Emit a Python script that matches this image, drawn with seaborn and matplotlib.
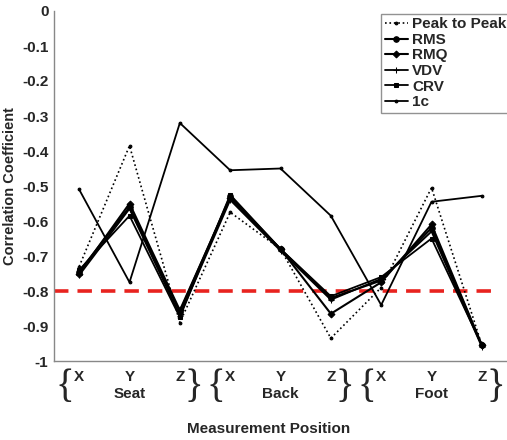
import matplotlib
matplotlib.use("Agg")
import matplotlib.pyplot as plt
import seaborn as sns
import pandas as pd
import numpy as np

sns.set_style("white")
plt.rcParams['font.family'] = ['Liberation Sans', 'DejaVu Sans']
plt.rcParams['font.weight'] = 'bold'

positions = ["Seat X", "Seat Y", "Seat Z", "Back X", "Back Y", "Back Z", "Foot X", "Foot Y", "Foot Z"]
axis_labels = ["X", "Y", "Z", "X", "Y", "Z", "X", "Y", "Z"]
groups = ["Seat", "Back", "Foot"]

peak_to_peak = [-0.73, -0.385, -0.89, -0.575, -0.68, -0.935, -0.79, -0.505, -0.955]
rms = [-0.745, -0.56, -0.86, -0.53, -0.68, -0.82, -0.77, -0.62, -0.955]
rmq = [-0.75, -0.55, -0.855, -0.535, -0.68, -0.865, -0.775, -0.61, -0.955]
vdv = [-0.755, -0.565, -0.87, -0.54, -0.685, -0.825, -0.765, -0.63, -0.96]
crv = [-0.74, -0.585, -0.875, -0.525, -0.68, -0.815, -0.76, -0.65, -0.955]
one_c = [-0.51, -0.775, -0.32, -0.455, -0.45, -0.585, -0.84, -0.545, -0.528]
threshold = -0.8

series = {
    "Peak to Peak": peak_to_peak,
    "RMS": rms,
    "RMQ": rmq,
    "VDV": vdv,
    "CRV": crv,
    "1c": one_c,
}
styles = {
    "Peak to Peak": dict(linestyle=":", marker=".", markersize=4, linewidth=1.2),
    "RMS": dict(linestyle="-", marker="o", markersize=4, linewidth=1.5),
    "RMQ": dict(linestyle="-", marker="D", markersize=3.5, linewidth=1.5),
    "VDV": dict(linestyle="-", marker="+", markersize=4, linewidth=1.3),
    "CRV": dict(linestyle="-", marker="s", markersize=3.5, linewidth=1.3),
    "1c": dict(linestyle="-", marker=".", markersize=4, linewidth=1.3),
}

x = np.arange(1, len(positions) + 1)

fig = plt.figure(figsize=(5.07, 4.4), dpi=100)
ax = fig.add_axes([54 / 507, 1 - 361 / 440, (507 - 54) / 507 + 0.01, 350 / 440])

for name, vals in series.items():
    df = pd.DataFrame({"pos": x, "val": vals})
    st = styles[name]
    sns.lineplot(data=df, x="pos", y="val", ax=ax, color="black", label=name,
                 linestyle=st["linestyle"], linewidth=st["linewidth"],
                 marker=st["marker"], markersize=st["markersize"],
                 markeredgecolor="black", markerfacecolor="black")

ax.axhline(threshold, xmin=0, xmax=0.96, color="#e8231f", linestyle=(0, (4, 2.5)), linewidth=2.6, zorder=0)

ax.set_xlim(0.5, 9.6)
ax.set_ylim(-1, 0)
ax.set_yticks(np.round(np.arange(-1, 0.01, 0.1), 1))
ax.set_yticklabels(["-1", "-0.9", "-0.8", "-0.7", "-0.6", "-0.5", "-0.4", "-0.3", "-0.2", "-0.1", "0"],
                   fontsize=11, fontweight="bold")
ax.set_xticks(x)
ax.set_xticklabels([])
ax.tick_params(axis="both", direction="in", length=3, color="#555555")
ax.tick_params(axis="y", pad=4)
for s in ["top", "right"]:
    ax.spines[s].set_visible(False)
for s in ["left", "bottom"]:
    ax.spines[s].set_color("#888888")
    ax.spines[s].set_linewidth(1.0)

for xi, lab in zip(x, axis_labels):
    ax.text(xi, -1.025, lab, ha="center", va="top", fontsize=11, fontweight="bold", clip_on=False)
for gi, g in enumerate(groups):
    c = 2 + gi * 3
    ax.text(c, -1.075, g, ha="center", va="top", fontsize=11, fontweight="bold", clip_on=False)
    ax.text(c - 1.29, -1.077, "{", ha="center", va="center", fontsize=28, fontweight="normal",
            family="Liberation Serif", clip_on=False)
    ax.text(c + 1.27, -1.077, "}", ha="center", va="center", fontsize=28, fontweight="normal",
            family="Liberation Serif", clip_on=False)

ax.set_xlabel("")
ax.set_ylabel("Correlation Coefficient", fontsize=10.5, fontweight="bold", labelpad=4)
fig.text(0.5 + 0.03, 4 / 440, "Measurement Position", ha="center", va="bottom",
         fontsize=11, fontweight="bold")

leg = ax.legend(loc="upper right", bbox_to_anchor=(1.0, 0.997), fontsize=11, frameon=True,
                handlelength=1.5, handletextpad=0.3, borderpad=0.25, labelspacing=0.1,
                borderaxespad=0.1, fancybox=False, edgecolor="#777777")
leg.get_frame().set_linewidth(1.0)
for t in leg.get_texts():
    t.set_fontweight("bold")

fig.savefig("out.png", dpi=100)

- [WRITTEN PROBLEM]: Exactly restate the lines from the beginning of the data through the line with "import numpy as np", and no others, keeping pictures out.

- [RESPONSE TO THE TASK]:
Emit a Python script that matches this image, drawn with seaborn and matplotlib.
import matplotlib
matplotlib.use("Agg")
import matplotlib.pyplot as plt
import seaborn as sns
import pandas as pd
import numpy as np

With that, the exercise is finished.